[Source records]
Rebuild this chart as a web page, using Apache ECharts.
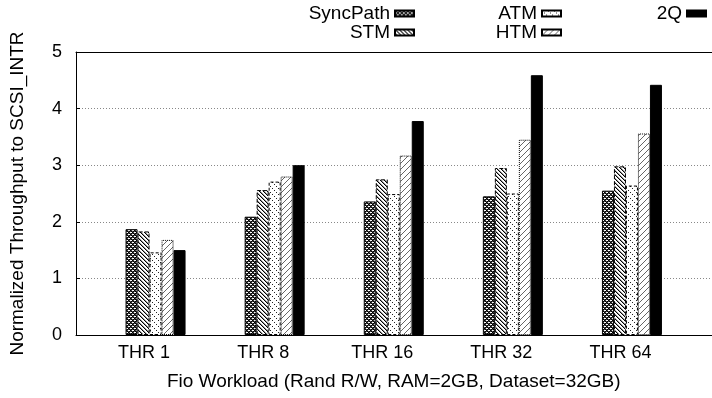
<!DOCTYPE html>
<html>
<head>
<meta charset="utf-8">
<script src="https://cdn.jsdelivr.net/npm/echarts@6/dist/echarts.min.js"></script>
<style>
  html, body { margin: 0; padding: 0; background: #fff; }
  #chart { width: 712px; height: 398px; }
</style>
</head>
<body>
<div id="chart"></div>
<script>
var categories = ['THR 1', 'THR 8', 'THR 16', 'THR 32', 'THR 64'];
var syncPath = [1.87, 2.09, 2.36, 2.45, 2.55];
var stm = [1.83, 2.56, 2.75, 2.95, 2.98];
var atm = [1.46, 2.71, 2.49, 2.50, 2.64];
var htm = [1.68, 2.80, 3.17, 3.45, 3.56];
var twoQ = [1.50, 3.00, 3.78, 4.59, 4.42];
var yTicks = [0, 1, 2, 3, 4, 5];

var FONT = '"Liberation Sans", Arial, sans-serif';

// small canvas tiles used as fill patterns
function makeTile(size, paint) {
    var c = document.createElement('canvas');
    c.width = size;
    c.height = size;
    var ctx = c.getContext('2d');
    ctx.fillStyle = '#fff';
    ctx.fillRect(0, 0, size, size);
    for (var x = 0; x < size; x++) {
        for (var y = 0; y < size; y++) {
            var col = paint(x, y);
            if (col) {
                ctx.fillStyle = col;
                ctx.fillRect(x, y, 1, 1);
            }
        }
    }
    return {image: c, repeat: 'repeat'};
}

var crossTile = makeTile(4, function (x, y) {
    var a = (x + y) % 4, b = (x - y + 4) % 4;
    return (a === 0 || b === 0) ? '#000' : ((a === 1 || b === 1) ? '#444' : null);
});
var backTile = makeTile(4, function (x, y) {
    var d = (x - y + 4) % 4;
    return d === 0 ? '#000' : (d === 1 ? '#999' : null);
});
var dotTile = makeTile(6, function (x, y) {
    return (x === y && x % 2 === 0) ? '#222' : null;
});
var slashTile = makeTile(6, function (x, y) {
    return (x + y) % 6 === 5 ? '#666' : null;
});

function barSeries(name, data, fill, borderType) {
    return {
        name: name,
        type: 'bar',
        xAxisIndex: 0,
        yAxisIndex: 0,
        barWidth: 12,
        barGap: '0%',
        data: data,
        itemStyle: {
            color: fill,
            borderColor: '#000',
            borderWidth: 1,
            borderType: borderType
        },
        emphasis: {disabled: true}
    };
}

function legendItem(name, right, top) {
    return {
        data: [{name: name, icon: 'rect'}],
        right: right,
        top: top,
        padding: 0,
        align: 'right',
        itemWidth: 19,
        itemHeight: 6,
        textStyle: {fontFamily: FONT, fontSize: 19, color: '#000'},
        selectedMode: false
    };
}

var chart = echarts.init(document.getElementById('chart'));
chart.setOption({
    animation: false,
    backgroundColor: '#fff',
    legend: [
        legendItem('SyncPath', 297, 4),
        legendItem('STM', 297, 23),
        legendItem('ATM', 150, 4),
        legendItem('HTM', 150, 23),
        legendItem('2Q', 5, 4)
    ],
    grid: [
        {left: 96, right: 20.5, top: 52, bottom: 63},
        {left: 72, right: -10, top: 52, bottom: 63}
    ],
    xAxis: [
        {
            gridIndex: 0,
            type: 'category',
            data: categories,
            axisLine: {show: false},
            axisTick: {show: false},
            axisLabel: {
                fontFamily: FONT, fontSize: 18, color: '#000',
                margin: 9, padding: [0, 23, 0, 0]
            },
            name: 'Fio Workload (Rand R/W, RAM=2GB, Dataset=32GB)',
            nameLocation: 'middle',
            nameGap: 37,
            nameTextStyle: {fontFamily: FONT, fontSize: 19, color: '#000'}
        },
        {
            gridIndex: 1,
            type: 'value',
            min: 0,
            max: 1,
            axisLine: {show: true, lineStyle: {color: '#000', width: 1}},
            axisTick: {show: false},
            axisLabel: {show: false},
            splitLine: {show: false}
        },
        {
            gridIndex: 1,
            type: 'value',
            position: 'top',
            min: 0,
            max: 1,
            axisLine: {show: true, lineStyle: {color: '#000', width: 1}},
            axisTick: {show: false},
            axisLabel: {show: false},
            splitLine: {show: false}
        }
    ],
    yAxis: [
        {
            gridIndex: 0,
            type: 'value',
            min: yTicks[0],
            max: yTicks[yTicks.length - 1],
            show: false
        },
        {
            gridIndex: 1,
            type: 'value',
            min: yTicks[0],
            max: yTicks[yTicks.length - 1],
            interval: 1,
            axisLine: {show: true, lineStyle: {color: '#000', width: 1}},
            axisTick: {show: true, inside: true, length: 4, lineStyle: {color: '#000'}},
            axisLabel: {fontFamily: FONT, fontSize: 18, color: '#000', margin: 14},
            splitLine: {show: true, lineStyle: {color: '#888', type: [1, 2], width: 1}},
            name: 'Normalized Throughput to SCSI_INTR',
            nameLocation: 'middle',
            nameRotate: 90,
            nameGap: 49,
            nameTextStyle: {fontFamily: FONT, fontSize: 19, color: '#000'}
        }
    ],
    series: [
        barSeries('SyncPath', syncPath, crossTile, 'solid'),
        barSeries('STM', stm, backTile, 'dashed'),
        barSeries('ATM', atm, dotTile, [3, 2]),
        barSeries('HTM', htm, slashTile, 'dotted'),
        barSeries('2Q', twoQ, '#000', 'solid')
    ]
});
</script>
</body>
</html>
* * *
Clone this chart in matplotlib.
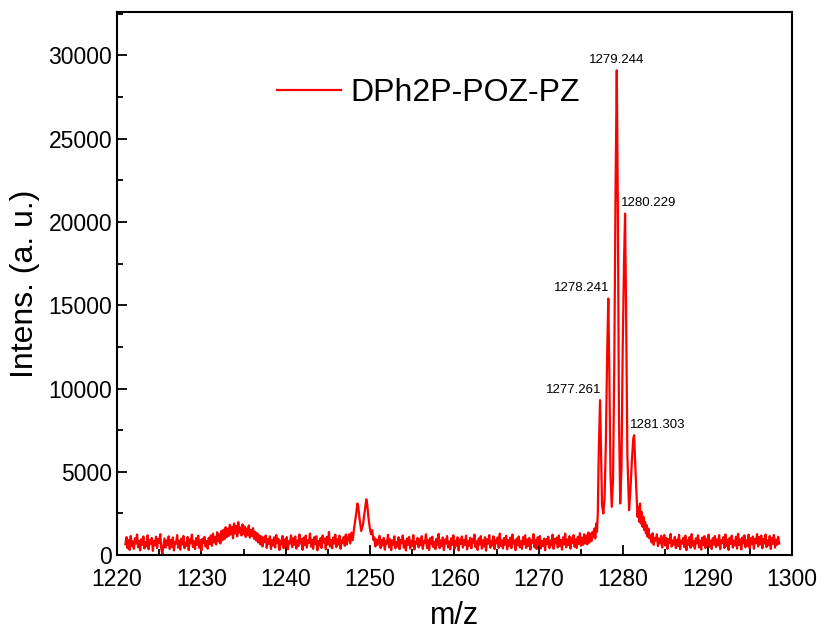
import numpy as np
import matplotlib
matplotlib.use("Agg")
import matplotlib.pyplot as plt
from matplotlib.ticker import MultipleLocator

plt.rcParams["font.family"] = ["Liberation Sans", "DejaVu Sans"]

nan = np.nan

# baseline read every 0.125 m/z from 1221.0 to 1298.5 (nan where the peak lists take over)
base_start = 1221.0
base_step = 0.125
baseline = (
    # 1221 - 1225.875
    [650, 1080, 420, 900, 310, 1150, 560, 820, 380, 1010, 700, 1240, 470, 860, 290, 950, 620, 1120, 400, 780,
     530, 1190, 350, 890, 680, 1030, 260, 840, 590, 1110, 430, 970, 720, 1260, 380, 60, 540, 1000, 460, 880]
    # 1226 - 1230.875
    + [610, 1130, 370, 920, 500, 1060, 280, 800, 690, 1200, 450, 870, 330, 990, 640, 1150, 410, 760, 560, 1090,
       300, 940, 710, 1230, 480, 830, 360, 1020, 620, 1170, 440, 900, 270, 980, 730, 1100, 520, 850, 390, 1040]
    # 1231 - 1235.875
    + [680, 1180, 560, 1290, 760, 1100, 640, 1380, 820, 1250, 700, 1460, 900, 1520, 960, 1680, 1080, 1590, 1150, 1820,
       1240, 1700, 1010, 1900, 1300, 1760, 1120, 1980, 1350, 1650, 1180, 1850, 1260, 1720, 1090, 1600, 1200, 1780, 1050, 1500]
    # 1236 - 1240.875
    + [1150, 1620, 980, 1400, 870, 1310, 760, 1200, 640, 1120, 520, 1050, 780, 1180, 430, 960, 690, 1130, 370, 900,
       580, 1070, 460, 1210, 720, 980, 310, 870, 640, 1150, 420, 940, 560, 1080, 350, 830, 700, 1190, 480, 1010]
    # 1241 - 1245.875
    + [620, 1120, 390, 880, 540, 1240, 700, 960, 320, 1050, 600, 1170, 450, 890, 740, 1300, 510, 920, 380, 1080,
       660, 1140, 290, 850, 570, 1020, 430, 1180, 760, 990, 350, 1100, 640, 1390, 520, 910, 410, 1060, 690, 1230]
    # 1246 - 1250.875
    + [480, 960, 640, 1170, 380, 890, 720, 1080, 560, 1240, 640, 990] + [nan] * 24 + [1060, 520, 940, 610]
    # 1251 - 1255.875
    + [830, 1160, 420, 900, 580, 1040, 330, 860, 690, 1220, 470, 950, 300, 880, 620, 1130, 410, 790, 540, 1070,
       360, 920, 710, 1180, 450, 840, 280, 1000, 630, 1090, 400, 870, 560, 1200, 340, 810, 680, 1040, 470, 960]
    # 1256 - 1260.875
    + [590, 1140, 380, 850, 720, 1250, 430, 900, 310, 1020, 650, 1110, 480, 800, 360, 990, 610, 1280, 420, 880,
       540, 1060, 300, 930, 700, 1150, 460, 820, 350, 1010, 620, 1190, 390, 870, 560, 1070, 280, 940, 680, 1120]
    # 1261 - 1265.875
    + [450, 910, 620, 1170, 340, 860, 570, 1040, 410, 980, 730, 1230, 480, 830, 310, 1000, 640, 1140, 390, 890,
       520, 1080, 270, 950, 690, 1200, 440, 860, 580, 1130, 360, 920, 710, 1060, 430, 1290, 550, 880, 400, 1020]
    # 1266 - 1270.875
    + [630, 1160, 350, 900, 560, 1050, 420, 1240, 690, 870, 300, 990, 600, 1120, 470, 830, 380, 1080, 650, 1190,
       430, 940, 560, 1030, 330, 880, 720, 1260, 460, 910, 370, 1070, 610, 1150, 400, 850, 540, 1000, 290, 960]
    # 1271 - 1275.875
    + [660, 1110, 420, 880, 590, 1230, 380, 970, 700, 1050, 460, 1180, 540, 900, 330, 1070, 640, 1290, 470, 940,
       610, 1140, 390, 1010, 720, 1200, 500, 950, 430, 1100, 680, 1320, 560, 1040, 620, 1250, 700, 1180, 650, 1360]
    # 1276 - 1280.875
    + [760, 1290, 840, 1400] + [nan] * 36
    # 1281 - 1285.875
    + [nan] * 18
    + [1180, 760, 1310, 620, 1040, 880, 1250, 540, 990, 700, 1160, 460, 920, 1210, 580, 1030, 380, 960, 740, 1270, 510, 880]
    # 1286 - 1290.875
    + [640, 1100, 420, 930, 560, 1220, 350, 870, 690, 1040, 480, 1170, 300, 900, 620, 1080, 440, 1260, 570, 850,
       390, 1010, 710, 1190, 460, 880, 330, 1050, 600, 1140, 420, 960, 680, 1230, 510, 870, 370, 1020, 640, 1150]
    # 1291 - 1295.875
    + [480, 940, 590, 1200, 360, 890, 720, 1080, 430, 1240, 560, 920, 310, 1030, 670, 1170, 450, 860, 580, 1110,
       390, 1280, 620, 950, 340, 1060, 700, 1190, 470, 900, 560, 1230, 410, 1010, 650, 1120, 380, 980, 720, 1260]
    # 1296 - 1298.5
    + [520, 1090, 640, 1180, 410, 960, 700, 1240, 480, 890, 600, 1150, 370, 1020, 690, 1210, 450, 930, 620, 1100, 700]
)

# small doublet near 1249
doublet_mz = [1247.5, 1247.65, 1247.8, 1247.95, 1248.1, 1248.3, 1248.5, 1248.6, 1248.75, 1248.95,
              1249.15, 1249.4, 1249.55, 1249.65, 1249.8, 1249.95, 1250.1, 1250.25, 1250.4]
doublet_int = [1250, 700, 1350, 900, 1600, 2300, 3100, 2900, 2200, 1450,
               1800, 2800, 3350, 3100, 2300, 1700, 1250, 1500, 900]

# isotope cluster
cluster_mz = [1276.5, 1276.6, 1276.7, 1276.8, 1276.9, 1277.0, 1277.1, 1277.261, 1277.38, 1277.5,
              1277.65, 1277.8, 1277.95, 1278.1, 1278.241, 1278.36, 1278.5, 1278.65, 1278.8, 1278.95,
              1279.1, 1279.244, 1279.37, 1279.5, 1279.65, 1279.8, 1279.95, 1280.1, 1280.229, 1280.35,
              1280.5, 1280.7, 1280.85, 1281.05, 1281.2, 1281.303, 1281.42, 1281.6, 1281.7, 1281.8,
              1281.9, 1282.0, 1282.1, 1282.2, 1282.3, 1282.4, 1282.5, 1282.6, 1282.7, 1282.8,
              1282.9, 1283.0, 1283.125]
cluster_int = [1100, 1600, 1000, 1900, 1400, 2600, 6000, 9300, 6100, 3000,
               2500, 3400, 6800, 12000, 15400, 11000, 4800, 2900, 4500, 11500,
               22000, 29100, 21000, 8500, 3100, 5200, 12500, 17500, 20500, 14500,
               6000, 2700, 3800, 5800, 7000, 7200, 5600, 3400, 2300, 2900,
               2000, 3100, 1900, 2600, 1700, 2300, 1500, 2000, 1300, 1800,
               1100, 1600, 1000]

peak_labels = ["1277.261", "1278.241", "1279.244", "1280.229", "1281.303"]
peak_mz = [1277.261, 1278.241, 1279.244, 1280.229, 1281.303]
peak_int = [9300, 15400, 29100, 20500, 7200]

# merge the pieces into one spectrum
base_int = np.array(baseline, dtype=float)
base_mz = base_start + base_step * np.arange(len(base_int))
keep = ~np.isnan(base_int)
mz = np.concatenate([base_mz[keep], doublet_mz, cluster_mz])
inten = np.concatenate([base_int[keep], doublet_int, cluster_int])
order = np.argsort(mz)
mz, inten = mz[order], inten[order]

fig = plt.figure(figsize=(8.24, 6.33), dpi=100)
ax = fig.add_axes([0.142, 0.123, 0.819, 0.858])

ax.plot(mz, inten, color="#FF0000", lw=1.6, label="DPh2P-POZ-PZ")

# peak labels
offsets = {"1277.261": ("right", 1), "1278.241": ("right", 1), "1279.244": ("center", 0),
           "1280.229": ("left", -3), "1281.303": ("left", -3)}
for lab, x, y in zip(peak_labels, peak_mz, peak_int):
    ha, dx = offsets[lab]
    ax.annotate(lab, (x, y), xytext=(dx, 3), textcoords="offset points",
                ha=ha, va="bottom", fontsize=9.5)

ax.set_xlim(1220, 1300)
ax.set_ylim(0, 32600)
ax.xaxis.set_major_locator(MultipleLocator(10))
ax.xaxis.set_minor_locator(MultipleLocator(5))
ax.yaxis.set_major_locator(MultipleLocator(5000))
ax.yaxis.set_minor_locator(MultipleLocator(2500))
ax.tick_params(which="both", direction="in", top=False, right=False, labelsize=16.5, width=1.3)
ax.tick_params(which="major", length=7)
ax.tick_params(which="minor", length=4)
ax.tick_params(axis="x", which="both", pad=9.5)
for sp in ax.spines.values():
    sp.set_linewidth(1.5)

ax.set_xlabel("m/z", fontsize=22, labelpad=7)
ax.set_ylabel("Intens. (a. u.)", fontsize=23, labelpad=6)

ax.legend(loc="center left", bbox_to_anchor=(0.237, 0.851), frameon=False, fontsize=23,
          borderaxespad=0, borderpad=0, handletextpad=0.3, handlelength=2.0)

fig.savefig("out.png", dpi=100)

### WORK TO BE COMPLETED
Write down exactly what the lines above say, from the line holding "Clone this chart in matplotlib." through the line holding "nan = np.nan", and nothing more. Do not copy the pictures.

### TASK RESULT
Clone this chart in matplotlib.
import numpy as np
import matplotlib
matplotlib.use("Agg")
import matplotlib.pyplot as plt
from matplotlib.ticker import MultipleLocator

plt.rcParams["font.family"] = ["Liberation Sans", "DejaVu Sans"]

nan = np.nan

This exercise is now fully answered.